**Work required**.
Scan the records for the word "this". Copy each line that includes it.

START Records shown

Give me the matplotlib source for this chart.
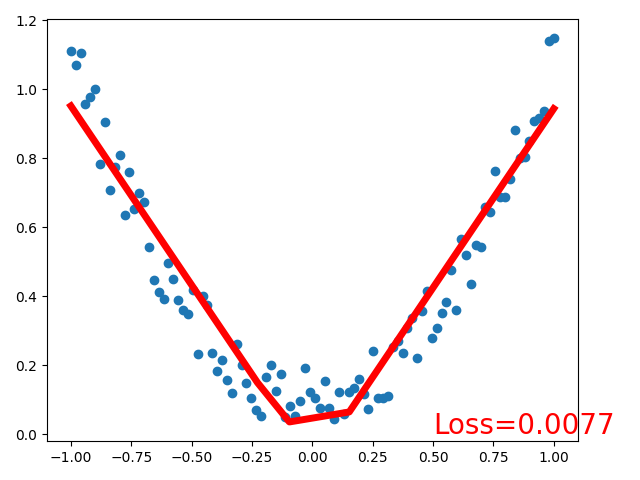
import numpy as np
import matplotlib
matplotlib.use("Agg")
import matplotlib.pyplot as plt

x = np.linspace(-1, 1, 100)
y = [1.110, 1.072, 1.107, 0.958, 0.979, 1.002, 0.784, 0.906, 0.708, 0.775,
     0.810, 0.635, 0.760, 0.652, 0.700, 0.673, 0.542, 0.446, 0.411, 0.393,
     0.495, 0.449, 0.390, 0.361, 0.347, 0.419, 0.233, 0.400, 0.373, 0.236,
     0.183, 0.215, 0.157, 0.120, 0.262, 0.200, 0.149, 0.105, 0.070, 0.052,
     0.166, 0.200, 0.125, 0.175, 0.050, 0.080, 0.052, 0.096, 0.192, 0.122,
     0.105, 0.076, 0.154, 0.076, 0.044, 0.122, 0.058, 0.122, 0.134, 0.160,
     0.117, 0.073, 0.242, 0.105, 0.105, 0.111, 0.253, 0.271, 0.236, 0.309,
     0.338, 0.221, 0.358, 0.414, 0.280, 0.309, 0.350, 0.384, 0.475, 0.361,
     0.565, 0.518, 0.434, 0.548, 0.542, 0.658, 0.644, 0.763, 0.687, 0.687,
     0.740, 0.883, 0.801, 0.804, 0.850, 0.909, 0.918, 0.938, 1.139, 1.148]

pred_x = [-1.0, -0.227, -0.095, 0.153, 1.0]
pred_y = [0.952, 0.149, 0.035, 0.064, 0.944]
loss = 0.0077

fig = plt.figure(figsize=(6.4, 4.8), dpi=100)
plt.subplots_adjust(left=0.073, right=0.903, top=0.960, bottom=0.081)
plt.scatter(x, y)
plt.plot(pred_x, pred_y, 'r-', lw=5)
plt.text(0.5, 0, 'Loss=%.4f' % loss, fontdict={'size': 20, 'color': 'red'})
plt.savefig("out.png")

END Records shown
START Records shown

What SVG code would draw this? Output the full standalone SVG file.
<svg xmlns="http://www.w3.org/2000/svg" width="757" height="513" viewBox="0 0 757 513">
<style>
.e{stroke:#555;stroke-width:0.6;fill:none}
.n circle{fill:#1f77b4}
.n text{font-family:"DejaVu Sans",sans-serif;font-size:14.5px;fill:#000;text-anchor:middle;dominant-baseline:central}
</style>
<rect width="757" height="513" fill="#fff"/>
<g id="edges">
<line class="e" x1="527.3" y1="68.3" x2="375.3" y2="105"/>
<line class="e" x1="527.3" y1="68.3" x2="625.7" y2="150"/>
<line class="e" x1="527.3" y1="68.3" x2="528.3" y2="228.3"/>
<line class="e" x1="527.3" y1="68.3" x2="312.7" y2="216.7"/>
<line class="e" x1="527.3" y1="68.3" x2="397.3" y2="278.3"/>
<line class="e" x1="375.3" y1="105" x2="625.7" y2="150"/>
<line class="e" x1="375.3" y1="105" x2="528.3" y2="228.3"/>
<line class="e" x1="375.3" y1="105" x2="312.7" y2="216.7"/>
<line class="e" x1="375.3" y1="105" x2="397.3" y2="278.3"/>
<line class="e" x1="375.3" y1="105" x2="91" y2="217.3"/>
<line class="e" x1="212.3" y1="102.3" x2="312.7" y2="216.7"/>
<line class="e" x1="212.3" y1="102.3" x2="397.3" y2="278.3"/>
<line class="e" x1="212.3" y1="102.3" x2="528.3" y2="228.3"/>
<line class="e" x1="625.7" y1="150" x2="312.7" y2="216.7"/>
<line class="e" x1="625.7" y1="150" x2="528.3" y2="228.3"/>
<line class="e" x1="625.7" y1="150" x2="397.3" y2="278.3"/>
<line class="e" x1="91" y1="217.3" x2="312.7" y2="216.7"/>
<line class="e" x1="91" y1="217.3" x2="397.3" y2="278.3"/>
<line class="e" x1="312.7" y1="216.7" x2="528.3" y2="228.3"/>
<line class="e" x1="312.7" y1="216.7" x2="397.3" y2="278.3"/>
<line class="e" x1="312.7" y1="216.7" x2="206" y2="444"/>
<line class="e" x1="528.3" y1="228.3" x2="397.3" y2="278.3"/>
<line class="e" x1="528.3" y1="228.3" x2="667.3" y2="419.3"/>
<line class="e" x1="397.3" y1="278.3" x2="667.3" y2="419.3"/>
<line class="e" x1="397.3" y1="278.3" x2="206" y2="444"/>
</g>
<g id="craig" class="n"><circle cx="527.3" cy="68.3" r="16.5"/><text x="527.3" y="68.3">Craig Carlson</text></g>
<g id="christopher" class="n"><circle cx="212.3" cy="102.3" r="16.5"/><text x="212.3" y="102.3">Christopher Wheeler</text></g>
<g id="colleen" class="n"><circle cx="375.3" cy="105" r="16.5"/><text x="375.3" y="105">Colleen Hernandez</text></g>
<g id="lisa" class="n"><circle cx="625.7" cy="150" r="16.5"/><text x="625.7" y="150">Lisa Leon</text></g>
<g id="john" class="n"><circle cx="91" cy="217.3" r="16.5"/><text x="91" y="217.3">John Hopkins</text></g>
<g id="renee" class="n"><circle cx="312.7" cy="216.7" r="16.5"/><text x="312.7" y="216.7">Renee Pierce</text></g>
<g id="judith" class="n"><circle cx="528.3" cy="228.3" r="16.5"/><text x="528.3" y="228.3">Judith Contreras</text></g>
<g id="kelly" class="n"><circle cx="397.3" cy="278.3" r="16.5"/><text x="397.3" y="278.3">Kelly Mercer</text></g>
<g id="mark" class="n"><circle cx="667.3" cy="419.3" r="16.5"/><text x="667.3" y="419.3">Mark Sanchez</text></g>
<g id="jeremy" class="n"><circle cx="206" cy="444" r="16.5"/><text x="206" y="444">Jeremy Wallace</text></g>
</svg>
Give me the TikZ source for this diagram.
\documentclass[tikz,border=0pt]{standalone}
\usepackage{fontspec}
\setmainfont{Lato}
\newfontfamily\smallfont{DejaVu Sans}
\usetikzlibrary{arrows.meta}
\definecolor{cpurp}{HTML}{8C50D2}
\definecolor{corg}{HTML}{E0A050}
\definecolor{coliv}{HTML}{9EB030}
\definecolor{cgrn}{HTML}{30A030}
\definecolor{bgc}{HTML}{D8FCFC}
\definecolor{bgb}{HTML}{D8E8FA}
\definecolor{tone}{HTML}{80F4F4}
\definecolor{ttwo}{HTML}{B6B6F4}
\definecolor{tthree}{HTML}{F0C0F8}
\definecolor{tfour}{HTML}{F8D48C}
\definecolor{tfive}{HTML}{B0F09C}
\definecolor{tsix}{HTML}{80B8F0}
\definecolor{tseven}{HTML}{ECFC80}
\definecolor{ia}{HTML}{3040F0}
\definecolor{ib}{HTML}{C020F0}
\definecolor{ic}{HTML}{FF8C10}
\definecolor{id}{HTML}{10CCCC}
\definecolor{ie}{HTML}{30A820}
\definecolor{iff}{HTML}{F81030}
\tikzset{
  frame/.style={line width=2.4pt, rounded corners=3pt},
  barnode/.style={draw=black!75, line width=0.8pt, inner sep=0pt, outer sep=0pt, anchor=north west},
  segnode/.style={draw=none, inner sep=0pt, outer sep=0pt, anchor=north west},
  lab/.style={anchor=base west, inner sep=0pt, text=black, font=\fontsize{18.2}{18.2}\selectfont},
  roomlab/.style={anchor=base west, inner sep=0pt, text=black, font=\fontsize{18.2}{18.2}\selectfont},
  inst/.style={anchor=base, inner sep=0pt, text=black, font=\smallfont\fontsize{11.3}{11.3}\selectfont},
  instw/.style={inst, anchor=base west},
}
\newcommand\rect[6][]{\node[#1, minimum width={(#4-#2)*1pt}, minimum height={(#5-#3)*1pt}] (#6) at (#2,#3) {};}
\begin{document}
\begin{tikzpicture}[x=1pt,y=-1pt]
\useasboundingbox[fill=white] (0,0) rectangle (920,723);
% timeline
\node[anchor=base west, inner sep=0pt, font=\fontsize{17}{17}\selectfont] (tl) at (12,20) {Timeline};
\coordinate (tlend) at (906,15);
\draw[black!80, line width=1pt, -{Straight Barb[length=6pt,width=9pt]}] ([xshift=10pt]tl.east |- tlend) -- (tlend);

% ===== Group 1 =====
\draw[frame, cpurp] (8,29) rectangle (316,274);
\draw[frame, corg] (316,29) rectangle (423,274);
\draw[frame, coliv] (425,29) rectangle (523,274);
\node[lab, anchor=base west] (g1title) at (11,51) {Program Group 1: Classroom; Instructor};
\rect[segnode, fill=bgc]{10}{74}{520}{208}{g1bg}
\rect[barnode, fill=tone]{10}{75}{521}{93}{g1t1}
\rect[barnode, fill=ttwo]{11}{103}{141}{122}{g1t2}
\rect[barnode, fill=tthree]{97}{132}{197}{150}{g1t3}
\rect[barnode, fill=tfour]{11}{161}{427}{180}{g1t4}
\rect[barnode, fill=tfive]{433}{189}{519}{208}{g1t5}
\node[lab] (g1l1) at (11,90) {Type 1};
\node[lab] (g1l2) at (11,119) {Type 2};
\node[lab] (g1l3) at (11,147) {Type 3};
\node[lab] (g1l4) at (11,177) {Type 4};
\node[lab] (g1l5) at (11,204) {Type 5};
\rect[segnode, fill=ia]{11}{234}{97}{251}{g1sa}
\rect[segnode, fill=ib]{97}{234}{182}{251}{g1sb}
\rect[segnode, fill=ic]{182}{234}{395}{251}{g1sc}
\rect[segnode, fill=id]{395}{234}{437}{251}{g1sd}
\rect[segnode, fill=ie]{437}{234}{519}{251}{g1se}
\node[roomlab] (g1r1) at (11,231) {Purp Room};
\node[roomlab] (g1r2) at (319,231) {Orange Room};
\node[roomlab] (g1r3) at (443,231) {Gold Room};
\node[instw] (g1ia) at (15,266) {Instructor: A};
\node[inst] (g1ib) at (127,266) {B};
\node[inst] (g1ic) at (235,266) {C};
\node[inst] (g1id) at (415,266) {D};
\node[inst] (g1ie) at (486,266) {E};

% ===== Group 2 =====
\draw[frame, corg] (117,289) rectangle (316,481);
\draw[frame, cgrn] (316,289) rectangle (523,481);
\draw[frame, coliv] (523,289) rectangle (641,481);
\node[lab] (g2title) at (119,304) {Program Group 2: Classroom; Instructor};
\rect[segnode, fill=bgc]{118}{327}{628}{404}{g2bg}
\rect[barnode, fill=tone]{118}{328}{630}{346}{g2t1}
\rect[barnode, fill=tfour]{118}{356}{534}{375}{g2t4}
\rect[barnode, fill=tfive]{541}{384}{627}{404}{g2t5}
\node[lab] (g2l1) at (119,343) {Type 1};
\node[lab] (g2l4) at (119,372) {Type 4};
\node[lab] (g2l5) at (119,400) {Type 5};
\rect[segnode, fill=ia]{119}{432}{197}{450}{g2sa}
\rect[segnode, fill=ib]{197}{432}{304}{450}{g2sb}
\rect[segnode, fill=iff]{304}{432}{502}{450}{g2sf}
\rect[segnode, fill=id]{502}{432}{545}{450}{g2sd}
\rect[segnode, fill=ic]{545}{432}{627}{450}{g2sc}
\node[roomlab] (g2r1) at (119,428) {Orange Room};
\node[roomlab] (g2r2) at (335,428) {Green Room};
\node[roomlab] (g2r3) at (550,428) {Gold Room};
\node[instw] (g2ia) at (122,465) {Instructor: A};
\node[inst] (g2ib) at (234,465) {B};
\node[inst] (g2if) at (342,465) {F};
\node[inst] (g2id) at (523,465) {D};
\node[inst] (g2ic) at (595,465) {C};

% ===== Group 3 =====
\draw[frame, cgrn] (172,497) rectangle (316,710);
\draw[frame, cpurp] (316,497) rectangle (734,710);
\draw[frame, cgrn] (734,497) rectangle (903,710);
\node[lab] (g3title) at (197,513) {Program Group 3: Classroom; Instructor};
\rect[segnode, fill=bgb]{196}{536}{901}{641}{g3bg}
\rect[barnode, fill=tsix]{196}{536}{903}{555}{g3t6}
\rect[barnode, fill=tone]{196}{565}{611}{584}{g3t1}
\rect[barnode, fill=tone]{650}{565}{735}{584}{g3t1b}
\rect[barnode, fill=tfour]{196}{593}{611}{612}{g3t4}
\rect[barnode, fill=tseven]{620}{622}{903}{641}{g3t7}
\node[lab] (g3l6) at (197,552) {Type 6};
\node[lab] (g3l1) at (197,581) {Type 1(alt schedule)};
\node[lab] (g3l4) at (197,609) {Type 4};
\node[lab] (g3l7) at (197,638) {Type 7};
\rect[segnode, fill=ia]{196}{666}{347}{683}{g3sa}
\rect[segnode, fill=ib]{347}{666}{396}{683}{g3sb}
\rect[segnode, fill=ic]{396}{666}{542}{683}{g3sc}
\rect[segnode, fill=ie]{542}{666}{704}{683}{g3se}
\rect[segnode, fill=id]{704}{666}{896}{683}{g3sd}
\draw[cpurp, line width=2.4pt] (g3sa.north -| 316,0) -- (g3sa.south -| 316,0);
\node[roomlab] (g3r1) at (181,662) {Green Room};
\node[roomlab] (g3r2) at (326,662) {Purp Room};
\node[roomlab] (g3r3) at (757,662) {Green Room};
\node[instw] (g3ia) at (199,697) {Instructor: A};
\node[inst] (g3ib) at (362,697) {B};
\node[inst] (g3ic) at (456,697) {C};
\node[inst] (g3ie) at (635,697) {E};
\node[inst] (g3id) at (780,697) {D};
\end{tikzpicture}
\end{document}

END Records shown

**Task answer**.
Give me the matplotlib source for this chart.
What SVG code would draw this? Output the full standalone SVG file.
Give me the TikZ source for this diagram.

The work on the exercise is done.